The revised plan also pares back a proposed fire department overtime budget cut that could have affected minimum shift staffing.
Town Manager Kerry Lafleur confirmed the library and fire department developments but said in a statement that the process still required “difficult choices.”
With sustainability director Eric Simms set to leave June 30, supporters of the town’s climate goals are raising concerns.
Lafleur said officials made the sustainability cut “based solely on financial constraints” and Simms’ layoff “in no way reflects” his performance.
Lafleur said Deputy Town Manager Megan Zammuto and other Town Manager’s Office personnel will take on Simms’ work. Among other tasks, she said, they will help update Concord’s Climate Action Plan.

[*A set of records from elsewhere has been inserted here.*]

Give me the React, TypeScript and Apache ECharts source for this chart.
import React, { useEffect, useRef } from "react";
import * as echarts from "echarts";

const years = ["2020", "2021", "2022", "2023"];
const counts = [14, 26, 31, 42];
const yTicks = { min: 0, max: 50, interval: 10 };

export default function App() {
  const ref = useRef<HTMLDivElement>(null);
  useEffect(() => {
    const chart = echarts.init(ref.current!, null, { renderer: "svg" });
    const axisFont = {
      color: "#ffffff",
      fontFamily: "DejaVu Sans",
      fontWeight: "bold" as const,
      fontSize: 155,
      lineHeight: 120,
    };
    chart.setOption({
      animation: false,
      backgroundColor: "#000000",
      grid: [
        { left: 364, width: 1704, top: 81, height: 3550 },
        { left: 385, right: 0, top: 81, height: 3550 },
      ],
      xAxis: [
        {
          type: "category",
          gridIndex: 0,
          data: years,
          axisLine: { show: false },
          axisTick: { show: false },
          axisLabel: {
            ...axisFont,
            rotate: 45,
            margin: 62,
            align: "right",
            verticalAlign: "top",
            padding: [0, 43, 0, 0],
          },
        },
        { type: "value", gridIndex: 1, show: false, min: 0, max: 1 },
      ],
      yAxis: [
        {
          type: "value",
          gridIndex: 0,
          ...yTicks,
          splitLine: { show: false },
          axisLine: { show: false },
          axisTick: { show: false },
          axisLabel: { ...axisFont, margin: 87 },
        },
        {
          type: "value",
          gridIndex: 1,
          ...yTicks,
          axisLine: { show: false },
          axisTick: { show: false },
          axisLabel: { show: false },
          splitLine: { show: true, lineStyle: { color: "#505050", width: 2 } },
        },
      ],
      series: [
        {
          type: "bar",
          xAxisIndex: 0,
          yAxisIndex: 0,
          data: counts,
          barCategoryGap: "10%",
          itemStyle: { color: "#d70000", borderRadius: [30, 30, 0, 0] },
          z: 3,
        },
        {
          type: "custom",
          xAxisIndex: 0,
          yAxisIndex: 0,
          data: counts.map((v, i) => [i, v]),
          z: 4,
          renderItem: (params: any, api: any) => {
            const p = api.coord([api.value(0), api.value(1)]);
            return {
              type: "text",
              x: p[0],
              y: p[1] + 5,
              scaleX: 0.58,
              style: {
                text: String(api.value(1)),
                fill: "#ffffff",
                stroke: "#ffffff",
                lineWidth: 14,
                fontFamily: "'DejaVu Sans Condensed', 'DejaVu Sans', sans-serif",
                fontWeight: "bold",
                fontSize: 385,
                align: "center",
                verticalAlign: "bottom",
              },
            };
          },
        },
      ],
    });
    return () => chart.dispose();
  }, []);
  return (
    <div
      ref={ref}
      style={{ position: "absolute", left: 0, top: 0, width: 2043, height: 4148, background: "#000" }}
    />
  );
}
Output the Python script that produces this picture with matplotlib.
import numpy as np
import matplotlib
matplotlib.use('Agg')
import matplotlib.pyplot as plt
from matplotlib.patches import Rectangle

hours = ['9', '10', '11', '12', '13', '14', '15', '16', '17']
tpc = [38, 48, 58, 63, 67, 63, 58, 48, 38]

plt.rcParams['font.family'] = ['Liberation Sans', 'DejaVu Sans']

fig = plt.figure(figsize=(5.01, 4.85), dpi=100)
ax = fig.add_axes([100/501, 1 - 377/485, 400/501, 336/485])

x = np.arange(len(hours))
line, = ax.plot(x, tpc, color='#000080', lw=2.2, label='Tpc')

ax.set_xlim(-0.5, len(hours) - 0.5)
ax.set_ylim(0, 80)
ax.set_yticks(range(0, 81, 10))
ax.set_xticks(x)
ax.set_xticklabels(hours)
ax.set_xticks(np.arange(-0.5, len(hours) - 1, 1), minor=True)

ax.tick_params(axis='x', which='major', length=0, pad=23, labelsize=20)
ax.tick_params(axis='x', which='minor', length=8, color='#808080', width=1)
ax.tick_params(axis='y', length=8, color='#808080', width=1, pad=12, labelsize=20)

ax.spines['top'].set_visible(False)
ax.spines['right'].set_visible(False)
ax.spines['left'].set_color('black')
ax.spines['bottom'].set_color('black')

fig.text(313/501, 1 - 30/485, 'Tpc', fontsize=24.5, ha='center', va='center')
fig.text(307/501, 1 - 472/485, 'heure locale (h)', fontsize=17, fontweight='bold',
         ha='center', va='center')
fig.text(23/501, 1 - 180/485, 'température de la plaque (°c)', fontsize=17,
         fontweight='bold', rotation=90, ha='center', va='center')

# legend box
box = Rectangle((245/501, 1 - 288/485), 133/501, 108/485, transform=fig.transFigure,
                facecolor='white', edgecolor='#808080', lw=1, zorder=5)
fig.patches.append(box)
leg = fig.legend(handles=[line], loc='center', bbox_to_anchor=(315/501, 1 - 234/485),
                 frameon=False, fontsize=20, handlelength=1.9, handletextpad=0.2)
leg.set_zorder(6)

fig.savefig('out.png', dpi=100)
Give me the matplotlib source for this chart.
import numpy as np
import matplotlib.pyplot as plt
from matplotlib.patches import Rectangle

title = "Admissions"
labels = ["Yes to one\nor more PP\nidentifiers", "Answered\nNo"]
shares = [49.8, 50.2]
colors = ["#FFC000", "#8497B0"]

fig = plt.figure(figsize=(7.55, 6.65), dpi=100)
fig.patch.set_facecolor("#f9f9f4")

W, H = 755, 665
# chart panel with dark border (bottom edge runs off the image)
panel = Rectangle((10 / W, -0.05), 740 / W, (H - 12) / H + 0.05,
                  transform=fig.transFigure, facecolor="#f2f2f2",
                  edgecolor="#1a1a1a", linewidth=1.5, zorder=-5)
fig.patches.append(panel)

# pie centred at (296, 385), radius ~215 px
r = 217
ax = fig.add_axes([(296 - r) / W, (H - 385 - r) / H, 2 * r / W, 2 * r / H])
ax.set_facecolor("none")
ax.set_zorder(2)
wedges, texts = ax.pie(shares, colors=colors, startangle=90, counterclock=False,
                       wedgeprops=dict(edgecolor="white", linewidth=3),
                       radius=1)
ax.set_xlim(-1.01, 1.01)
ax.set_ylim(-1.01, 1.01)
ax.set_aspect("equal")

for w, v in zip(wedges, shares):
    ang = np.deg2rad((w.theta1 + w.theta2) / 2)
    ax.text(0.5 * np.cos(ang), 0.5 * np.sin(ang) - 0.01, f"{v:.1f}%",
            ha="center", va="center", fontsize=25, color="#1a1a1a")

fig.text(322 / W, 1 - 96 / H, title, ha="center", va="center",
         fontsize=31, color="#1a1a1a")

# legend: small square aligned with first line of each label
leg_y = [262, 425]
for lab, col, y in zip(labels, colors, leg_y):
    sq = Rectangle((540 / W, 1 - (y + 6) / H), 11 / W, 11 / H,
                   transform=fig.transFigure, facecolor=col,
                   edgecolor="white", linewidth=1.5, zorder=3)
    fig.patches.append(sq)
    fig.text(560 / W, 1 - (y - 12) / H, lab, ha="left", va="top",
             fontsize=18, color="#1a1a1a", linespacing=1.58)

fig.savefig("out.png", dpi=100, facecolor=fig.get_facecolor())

Simms said he did not have anything to add when reached by email. The budget must pass at Town Meeting to take effect.

Other reductions
Officials faced heightened pressure to slow the town’s spending after the Finance Committee recommended capping the increase between the Fiscal ’25 and ’26 budgets at 2.85%.
Though she promised to meet the guideline, Lafleur said staff had to trim $600,000 from a level-service budget.

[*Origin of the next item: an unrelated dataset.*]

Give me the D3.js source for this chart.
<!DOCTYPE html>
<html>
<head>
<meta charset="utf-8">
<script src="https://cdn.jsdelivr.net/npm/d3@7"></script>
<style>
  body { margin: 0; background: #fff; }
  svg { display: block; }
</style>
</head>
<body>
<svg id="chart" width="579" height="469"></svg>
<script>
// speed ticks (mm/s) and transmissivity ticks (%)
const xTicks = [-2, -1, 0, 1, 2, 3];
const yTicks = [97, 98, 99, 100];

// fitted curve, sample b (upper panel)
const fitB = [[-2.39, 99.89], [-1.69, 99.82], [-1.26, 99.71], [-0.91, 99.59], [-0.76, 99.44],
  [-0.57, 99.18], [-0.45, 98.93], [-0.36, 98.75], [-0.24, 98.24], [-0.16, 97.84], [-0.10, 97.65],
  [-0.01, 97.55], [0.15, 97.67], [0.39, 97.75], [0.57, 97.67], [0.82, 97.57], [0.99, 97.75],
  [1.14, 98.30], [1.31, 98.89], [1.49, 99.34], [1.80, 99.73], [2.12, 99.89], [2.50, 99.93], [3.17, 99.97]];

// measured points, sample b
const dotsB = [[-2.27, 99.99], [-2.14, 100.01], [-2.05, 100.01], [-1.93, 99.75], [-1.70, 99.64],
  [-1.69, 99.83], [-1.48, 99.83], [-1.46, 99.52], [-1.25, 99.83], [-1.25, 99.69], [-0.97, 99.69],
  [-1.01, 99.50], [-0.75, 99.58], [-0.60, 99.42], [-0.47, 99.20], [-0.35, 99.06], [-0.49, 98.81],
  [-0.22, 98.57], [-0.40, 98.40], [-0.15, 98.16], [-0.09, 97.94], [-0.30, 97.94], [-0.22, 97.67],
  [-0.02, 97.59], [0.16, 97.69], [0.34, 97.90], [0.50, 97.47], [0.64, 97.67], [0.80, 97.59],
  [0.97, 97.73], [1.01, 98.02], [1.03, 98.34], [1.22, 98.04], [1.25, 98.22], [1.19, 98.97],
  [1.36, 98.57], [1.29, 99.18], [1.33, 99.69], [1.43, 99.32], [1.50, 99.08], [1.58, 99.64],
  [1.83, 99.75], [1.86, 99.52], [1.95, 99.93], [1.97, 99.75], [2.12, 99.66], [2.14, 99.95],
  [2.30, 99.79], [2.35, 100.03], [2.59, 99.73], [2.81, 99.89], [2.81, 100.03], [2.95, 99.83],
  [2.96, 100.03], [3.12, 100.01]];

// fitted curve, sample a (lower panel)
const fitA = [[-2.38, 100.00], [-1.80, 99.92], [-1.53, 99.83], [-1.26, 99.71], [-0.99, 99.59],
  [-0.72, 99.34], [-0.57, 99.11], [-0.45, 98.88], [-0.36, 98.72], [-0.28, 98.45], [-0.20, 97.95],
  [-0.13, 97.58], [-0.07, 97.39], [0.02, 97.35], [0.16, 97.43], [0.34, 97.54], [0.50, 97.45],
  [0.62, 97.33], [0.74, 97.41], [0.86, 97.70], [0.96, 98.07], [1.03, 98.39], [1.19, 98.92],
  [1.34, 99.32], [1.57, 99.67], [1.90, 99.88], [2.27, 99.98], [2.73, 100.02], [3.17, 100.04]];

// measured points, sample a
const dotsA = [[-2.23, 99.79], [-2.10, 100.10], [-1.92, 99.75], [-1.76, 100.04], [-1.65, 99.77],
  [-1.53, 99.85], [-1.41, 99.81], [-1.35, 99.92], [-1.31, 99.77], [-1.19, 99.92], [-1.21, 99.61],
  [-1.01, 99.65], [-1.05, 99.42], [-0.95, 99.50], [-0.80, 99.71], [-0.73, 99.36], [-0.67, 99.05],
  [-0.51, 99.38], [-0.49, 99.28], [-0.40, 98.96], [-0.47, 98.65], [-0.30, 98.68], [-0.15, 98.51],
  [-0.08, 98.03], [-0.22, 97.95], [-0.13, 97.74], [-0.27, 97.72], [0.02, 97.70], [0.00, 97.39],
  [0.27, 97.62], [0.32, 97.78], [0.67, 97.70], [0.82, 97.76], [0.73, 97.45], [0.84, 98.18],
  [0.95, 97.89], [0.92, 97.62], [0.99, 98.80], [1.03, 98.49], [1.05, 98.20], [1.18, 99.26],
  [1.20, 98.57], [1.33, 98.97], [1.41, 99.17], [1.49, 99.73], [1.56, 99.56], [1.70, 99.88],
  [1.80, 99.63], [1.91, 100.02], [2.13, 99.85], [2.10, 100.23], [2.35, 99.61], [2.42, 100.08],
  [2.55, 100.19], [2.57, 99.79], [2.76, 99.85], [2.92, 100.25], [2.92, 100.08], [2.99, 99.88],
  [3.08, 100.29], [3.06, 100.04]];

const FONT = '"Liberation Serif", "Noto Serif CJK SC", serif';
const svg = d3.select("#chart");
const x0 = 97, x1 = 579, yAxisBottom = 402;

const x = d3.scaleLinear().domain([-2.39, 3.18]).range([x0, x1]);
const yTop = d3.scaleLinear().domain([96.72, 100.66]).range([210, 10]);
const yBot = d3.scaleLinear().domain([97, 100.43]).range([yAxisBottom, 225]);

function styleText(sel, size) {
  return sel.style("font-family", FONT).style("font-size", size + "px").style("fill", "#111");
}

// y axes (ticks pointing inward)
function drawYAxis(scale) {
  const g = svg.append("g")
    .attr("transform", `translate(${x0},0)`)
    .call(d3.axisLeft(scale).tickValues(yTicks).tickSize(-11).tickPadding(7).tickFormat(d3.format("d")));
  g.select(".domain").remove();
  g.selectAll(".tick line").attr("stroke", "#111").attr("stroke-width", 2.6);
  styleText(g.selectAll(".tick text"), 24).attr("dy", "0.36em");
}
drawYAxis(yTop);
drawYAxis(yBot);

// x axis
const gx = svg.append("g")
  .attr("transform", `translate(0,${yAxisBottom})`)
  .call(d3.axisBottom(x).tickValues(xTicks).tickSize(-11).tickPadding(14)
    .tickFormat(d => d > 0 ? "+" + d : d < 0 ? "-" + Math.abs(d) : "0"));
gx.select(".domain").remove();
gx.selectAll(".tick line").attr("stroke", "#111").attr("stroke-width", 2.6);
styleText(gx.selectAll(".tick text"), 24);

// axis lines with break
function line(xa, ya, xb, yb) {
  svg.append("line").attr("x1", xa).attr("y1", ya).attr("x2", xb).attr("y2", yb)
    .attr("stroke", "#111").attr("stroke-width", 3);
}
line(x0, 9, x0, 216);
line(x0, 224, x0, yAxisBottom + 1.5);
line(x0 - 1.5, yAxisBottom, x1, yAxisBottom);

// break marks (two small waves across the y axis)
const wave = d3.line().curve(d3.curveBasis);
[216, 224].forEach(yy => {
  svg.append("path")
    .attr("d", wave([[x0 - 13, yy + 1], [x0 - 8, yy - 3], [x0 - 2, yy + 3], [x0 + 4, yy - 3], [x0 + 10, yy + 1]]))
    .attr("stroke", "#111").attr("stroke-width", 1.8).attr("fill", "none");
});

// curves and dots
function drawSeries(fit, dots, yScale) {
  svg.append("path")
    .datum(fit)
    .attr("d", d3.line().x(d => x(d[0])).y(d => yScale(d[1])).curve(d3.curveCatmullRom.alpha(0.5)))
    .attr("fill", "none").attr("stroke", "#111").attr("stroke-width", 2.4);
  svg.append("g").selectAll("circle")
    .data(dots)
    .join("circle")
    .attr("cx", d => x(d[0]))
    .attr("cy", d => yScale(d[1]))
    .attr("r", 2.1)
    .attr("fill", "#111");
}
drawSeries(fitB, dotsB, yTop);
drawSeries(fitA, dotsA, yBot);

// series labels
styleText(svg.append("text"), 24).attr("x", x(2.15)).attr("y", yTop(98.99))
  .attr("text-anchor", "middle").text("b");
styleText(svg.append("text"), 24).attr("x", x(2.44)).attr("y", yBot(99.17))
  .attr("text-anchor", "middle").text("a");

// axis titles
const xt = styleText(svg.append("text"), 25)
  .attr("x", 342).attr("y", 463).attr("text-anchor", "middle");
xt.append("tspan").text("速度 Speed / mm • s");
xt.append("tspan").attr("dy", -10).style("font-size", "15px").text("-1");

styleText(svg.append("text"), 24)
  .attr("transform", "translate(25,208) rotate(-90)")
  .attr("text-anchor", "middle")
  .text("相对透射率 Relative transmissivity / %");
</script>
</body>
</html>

Chief financial officer Anthony Ansaldi detailed an initial plan on February 10 that would have closed the Concord Free Public Library on Sundays year-round.
Lafleur later backed off but said staffing cuts remained on the table.
Beyond Simms’ position, the town will trim 3.74 full-time equivalent roles. In a Monday presentation to the Select Board, Lafleur said staff will make some cuts by eliminating a vacant job and some roles left empty after voluntary transfers.
The fire department will still face an overtime reduction and it may have to occasionally lower staffing. But Lafleur said those instances won’t be as frequent as initially expected.
Other cuts include a $123,615 reduction in facilities maintenance costs and a $54,584 trim in office supply spending.

Town Meeting votes
Simms came to Concord in 2022, five years after a 2017 Town Meeting vote to create the sustainability director position. Voters weighed in again last year when they declared a “climate emergency” and upped Concord’s energy goals.
In an interview with The Concord Bridge, Climate Action Committee co-chair Brad Hubbard-Nelson worried that sustainability work will lag. “It’s hard to make progress when [the work] is spread among different departments,” he said.
Select Board chair Mary Hartman spoke at a March 19 meeting with other board and committee chairs, saying, “I don’t want anyone to interpret this as the town retreating from our climate action plan.”
Despite assurances, Hubbard-Nelson’s fellow CAC co-chair Janet Miller said members are concerned.
In an interview, Miller said CAC members are “very disappointed” to see Simms go.